Copy word for word the lines in the records below, starting at the line with "What React, TypeScript" and ending at the line with "0.01, 0.012, 0.014];". Skip the pictures.
## start
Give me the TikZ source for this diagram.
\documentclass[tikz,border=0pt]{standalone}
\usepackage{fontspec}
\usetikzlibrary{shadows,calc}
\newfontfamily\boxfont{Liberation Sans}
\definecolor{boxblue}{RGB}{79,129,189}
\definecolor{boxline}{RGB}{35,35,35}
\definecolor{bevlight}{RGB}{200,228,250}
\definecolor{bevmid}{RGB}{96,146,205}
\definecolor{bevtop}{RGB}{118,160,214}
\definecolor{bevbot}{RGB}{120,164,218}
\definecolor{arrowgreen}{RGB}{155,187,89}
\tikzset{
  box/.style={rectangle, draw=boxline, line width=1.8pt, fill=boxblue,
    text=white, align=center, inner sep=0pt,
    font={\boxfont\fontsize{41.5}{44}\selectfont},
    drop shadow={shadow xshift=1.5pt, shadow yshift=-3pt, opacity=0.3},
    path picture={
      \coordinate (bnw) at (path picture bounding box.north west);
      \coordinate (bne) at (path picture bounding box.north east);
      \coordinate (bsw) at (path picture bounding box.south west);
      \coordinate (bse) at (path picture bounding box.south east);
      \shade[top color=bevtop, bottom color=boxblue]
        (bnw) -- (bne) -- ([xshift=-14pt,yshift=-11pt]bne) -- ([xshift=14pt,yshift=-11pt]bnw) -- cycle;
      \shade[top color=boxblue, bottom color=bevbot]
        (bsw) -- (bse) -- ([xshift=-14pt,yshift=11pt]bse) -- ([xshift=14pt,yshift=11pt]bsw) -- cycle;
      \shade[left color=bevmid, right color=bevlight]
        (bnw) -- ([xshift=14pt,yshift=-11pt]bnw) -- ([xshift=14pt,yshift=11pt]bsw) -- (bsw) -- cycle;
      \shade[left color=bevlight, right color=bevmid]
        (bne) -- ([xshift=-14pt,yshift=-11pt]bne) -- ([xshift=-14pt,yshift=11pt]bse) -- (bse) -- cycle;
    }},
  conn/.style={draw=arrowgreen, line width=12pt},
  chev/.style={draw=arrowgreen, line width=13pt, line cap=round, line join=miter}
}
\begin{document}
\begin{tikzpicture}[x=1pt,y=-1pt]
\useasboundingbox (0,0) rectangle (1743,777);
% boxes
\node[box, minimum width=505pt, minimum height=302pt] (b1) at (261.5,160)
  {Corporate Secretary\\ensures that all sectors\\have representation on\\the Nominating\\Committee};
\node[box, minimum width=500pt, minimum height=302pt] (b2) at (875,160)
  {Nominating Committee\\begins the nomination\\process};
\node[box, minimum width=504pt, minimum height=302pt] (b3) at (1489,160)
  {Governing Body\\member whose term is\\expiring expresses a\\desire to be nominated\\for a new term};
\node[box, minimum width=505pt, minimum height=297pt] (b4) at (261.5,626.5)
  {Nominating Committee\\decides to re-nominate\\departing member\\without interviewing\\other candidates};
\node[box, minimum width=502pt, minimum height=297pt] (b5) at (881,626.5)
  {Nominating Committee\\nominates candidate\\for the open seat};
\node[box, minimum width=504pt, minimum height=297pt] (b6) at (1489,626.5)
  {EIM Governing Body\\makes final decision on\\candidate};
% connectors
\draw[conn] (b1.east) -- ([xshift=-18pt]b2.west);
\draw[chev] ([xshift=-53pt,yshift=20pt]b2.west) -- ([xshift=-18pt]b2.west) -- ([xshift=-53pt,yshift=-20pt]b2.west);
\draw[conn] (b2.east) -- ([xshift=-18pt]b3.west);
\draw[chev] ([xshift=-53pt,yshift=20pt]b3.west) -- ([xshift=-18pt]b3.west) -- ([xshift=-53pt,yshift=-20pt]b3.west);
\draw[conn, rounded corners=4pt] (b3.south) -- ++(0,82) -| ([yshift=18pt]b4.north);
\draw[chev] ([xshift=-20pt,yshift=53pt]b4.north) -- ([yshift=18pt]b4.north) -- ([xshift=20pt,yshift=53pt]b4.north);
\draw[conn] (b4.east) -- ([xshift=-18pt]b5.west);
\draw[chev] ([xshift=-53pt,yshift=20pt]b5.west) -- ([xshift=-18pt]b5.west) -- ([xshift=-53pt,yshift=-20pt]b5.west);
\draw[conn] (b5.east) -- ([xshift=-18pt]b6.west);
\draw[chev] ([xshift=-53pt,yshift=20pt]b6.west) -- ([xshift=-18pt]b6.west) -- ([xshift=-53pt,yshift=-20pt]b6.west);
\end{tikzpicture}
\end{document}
## end
## start
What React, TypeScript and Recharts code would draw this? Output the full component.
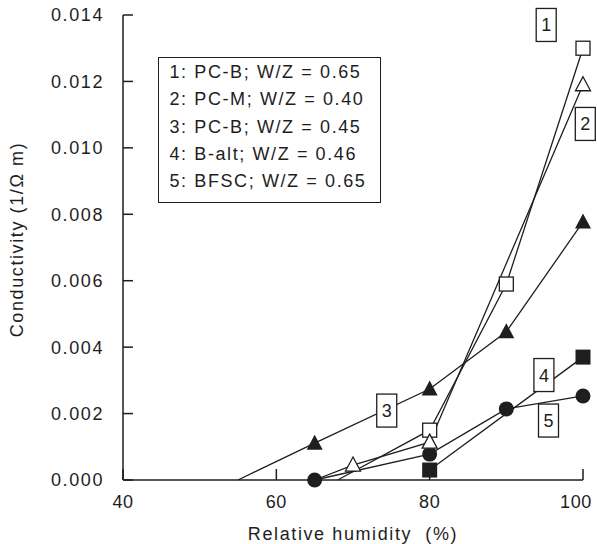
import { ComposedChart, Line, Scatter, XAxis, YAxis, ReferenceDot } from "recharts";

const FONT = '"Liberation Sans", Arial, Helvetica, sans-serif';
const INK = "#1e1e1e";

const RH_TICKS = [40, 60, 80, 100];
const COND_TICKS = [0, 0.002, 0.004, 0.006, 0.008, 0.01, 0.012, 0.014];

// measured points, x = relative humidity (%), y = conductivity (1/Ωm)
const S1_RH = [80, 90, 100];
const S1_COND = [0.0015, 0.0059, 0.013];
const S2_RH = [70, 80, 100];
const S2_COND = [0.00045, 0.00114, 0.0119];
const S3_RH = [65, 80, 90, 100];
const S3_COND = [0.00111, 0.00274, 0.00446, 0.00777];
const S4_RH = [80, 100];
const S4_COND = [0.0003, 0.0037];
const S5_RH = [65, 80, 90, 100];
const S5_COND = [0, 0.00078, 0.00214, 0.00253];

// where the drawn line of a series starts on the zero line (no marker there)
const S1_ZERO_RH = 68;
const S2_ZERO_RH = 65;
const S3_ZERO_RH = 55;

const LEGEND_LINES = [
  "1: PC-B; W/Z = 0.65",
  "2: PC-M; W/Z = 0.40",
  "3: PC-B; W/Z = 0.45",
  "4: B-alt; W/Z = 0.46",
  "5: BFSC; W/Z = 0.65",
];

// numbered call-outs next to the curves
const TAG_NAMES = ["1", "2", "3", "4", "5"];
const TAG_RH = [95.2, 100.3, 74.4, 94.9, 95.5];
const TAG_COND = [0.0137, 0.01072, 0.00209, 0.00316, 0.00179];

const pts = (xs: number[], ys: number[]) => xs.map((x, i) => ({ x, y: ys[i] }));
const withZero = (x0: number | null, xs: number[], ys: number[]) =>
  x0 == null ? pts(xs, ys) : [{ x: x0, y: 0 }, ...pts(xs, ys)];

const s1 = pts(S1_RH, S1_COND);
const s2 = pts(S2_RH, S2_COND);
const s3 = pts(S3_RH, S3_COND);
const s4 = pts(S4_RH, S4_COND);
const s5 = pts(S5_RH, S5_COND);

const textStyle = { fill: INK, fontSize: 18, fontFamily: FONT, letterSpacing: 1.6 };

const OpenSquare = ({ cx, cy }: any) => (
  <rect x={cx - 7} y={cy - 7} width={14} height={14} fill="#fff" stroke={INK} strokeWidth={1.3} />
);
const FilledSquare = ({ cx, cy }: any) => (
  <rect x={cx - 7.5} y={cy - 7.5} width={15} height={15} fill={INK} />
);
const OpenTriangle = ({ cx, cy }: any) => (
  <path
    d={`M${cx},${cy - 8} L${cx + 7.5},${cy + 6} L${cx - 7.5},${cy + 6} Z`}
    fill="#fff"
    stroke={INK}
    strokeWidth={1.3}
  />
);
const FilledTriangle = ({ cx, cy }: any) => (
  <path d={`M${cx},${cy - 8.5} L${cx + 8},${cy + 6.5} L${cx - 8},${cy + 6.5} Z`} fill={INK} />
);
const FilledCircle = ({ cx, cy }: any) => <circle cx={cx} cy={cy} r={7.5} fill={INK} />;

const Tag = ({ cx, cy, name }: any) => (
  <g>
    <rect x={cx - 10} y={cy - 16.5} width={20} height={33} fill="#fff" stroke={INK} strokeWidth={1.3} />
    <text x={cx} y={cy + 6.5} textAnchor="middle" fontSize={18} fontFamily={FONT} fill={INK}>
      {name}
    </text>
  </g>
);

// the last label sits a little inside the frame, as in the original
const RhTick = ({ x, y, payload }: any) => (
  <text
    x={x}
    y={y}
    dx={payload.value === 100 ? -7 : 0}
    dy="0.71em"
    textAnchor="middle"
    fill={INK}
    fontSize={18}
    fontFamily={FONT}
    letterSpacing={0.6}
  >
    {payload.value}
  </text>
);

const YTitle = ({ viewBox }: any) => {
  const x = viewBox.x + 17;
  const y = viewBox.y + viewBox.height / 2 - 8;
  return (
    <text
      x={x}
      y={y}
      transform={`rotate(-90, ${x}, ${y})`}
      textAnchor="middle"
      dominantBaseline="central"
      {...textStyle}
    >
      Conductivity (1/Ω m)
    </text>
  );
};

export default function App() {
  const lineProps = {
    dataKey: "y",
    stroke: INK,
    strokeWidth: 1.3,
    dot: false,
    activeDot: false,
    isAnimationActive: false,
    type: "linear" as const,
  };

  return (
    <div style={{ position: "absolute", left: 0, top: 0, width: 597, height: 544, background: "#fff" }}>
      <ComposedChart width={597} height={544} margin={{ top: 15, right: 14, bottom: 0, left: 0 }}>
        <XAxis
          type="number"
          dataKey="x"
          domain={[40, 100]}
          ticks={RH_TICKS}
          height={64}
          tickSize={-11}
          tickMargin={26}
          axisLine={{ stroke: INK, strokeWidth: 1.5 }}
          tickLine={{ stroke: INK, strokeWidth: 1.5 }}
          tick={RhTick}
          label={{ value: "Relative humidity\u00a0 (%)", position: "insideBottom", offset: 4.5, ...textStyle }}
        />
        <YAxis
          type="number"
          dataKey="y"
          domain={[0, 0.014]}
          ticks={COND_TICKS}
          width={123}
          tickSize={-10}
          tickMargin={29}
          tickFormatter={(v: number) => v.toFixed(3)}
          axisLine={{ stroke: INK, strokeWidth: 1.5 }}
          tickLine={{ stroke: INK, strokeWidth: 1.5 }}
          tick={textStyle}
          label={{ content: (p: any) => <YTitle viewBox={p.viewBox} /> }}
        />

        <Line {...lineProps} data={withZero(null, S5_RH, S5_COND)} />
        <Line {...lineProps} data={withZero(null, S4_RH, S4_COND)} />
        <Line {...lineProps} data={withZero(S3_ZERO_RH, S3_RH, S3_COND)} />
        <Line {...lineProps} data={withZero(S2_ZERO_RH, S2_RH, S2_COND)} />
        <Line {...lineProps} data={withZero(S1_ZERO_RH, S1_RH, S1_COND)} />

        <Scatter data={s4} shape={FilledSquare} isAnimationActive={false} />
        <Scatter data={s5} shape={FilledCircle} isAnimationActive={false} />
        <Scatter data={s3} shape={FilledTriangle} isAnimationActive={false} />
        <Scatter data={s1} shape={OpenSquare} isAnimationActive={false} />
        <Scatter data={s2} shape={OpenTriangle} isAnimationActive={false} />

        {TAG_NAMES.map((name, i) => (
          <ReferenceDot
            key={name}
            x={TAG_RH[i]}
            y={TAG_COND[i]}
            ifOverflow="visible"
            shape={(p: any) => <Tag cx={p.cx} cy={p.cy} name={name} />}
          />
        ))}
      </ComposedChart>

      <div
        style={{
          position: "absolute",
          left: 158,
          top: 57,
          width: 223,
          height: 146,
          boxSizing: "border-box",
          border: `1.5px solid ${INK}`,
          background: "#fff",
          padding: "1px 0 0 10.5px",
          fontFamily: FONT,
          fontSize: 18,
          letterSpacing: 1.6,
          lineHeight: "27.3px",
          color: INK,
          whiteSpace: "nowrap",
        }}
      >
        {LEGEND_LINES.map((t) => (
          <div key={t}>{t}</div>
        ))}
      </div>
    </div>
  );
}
## end
** Solution **
What React, TypeScript and Recharts code would draw this? Output the full component.
import { ComposedChart, Line, Scatter, XAxis, YAxis, ReferenceDot } from "recharts";

const FONT = '"Liberation Sans", Arial, Helvetica, sans-serif';
const INK = "#1e1e1e";

const RH_TICKS = [40, 60, 80, 100];
const COND_TICKS = [0, 0.002, 0.004, 0.006, 0.008, 0.01, 0.012, 0.014];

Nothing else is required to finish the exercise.